Let’s see an example with the Support Vector Machines with linear kernel.
svm = make_pipeline(StandardScaler(),LinearSVC())
svm.fit(X,y)
plt.barh(features,np.abs(svm[1].coef_).sum(axis=0))
The same applies to logistic regression.
logit = make_pipeline(StandardScaler(),LogisticRegression())
logit.fit(X,y)
plt.barh(features,np.abs(logit[1].coef_).sum(axis=0))
The other linear models that can be used for feature importance are regression models, so we have to load a regression dataset to see how they work.

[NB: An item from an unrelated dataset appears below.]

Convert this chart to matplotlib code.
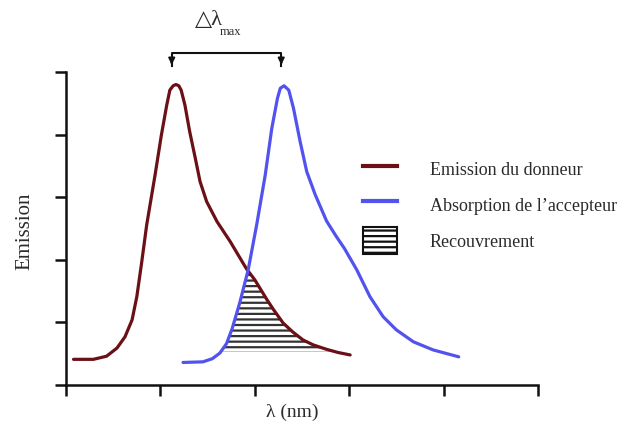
import numpy as np
import matplotlib.pyplot as plt
from matplotlib.lines import Line2D
from matplotlib.patches import Patch

plt.rcParams['font.family'] = ['Liberation Serif', 'DejaVu Sans']
plt.rcParams['hatch.linewidth'] = 1.6

# Emission du donneur
x_don = [0.08, 0.29, 0.43, 0.54, 0.625, 0.70, 0.75, 0.80, 0.855, 0.943, 1.01, 1.067,
         1.10, 1.135, 1.165, 1.195, 1.22, 1.26, 1.31, 1.37, 1.42, 1.49, 1.60, 1.74,
         1.91, 2.00, 2.13, 2.20, 2.30, 2.40, 2.51, 2.62, 2.76, 2.88, 3.01]
y_don = [0.41, 0.41, 0.46, 0.59, 0.77, 1.04, 1.41, 1.94, 2.56, 3.35, 3.99, 4.47,
         4.71, 4.78, 4.80, 4.78, 4.71, 4.47, 4.05, 3.62, 3.25, 2.93, 2.61, 2.29,
         1.86, 1.68, 1.36, 1.20, 0.99, 0.85, 0.72, 0.64, 0.57, 0.52, 0.48]

# Absorption de l'accepteur
x_acc = [1.24, 1.45, 1.55, 1.63, 1.70, 1.76, 1.84, 1.93, 2.02, 2.11, 2.18, 2.24,
         2.27, 2.31, 2.36, 2.41, 2.48, 2.55, 2.64, 2.76, 2.86, 2.95, 3.08, 3.22,
         3.36, 3.50, 3.68, 3.89, 4.16]
y_acc = [0.36, 0.37, 0.42, 0.51, 0.66, 0.90, 1.31, 1.84, 2.56, 3.35, 4.10, 4.58,
         4.74, 4.78, 4.71, 4.42, 3.89, 3.41, 3.04, 2.62, 2.38, 2.18, 1.84, 1.41,
         1.09, 0.88, 0.69, 0.56, 0.45]

# Recouvrement
x_rec = [1.62, 1.70, 1.76, 1.84, 1.93, 2.00, 2.13, 2.20, 2.30, 2.40, 2.51, 2.62, 2.76, 2.80]
y_rec = [0.53, 0.66, 0.90, 1.31, 1.84, 1.68, 1.36, 1.20, 0.99, 0.85, 0.72, 0.64, 0.57, 0.53]
y_rec_base = 0.53

c_don = '#6a1016'
c_acc = '#5252ee'
c_txt = '#2b2b2b'

fig = plt.figure(figsize=(6.33, 4.29), dpi=100)
ax = fig.add_axes([66 / 633, 1 - 385 / 429, (538 - 66) / 633, (385 - 72) / 429])

ax.fill_between(x_rec, y_rec_base, y_rec, facecolor='none', edgecolor='#333333',
                hatch='---', linewidth=0)
ax.plot(x_don, y_don, color=c_don, lw=2.3, solid_joinstyle='round', solid_capstyle='round')
ax.plot(x_acc, y_acc, color=c_acc, lw=2.3, solid_joinstyle='round', solid_capstyle='round')

ax.set_xlim(0, 5)
ax.set_ylim(0, 5)
ax.set_xticks(range(6))
ax.set_yticks(range(6))
ax.set_xticklabels([])
ax.set_yticklabels([])
ax.tick_params(direction='out', length=8, width=1.8, color='#111111')
for s in ['top', 'right']:
    ax.spines[s].set_visible(False)
for s in ['left', 'bottom']:
    ax.spines[s].set_linewidth(1.8)
    ax.spines[s].set_color('#111111')

ax.set_ylabel('Emission', fontsize=15, color=c_txt)
ax.yaxis.set_label_coords(-0.066, 0.49)
ax.set_xlabel('λ (nm)', fontsize=14, color=c_txt)
ax.xaxis.set_label_coords(0.48, -0.06)

# delta lambda max bracket
pk_don, pk_acc = 1.12, 2.28
ax.plot([pk_don, pk_don, pk_acc, pk_acc], [5.1, 5.3, 5.3, 5.1], color='#111111',
        lw=1.5, clip_on=False)
for px in (pk_don, pk_acc):
    ax.annotate('', xy=(px, 5.07), xytext=(px, 5.2),
                arrowprops=dict(arrowstyle='-|>', color='#111111', lw=1.5,
                                mutation_scale=9), annotation_clip=False)
ax.text(1.37, 5.83, '△λ', fontsize=16, color=c_txt, ha='left', va='center')
ax.text(1.63, 5.59, 'max', fontsize=9, color=c_txt, ha='left', va='baseline')

handles = [Line2D([], [], color=c_don, lw=3),
           Line2D([], [], color=c_acc, lw=3),
           Patch(facecolor='white', edgecolor='#111111', hatch='---', lw=1.5)]
labels = ['Emission du donneur', "Absorption de l’accepteur", 'Recouvrement']
leg = fig.legend(handles, labels, loc='upper left',
                 bbox_to_anchor=(363 / 633, 1 - 156 / 429), frameon=False,
                 fontsize=13, handlelength=1.9, handleheight=1.9,
                 handletextpad=1.8, labelspacing=0.5, borderpad=0,
                 borderaxespad=0)
for t in leg.get_texts():
    t.set_color(c_txt)

fig.savefig('out.png', dpi=100)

For the following examples, I’ll use the “diabetes” dataset.
X,y = load_diabetes(return_X_y=True)
features = load_diabetes()['feature_names']
Let’s see how linear regression works for calculating feature importance.
lr = make_pipeline(StandardScaler(),LinearRegression())
lr.fit(X,y)
plt.barh(features,np.abs(lr[1].coef_))
A very powerful model that can be used for feature importance (and for feature selection too) is the Lasso regression
lasso = make_pipeline(StandardScaler(),Lasso())
lasso.fit(X,y)
plt.barh(features,np.abs(lasso[1].coef_))
.
The closest friend to Lasso regression is Ridge regression, which is helpful as well.
ridge = make_pipeline(StandardScaler(),Ridge())
ridge.fit(X,y)
plt.barh(features,np.abs(ridge[1].coef_))
The last model we’re going to see mixes Lasso and Ridge regression together and it’s the Elastic Net regression.
en = make_pipeline(StandardScaler(),ElasticNet())
en.fit(X,y)
plt.barh(features,np.abs(en[1].coef_))
Conclusions
Model interpretation is often done by calculating feature importance and some models give us their own interpretation of the importance of the features. For those models that aren’t able to give feature importance, we can use some model-agnostic approaches like SHAP (very useful to explain neural networks, for example). Proper use of feature importance can improve the value of a Data Science project better than the predictive power of the model itself.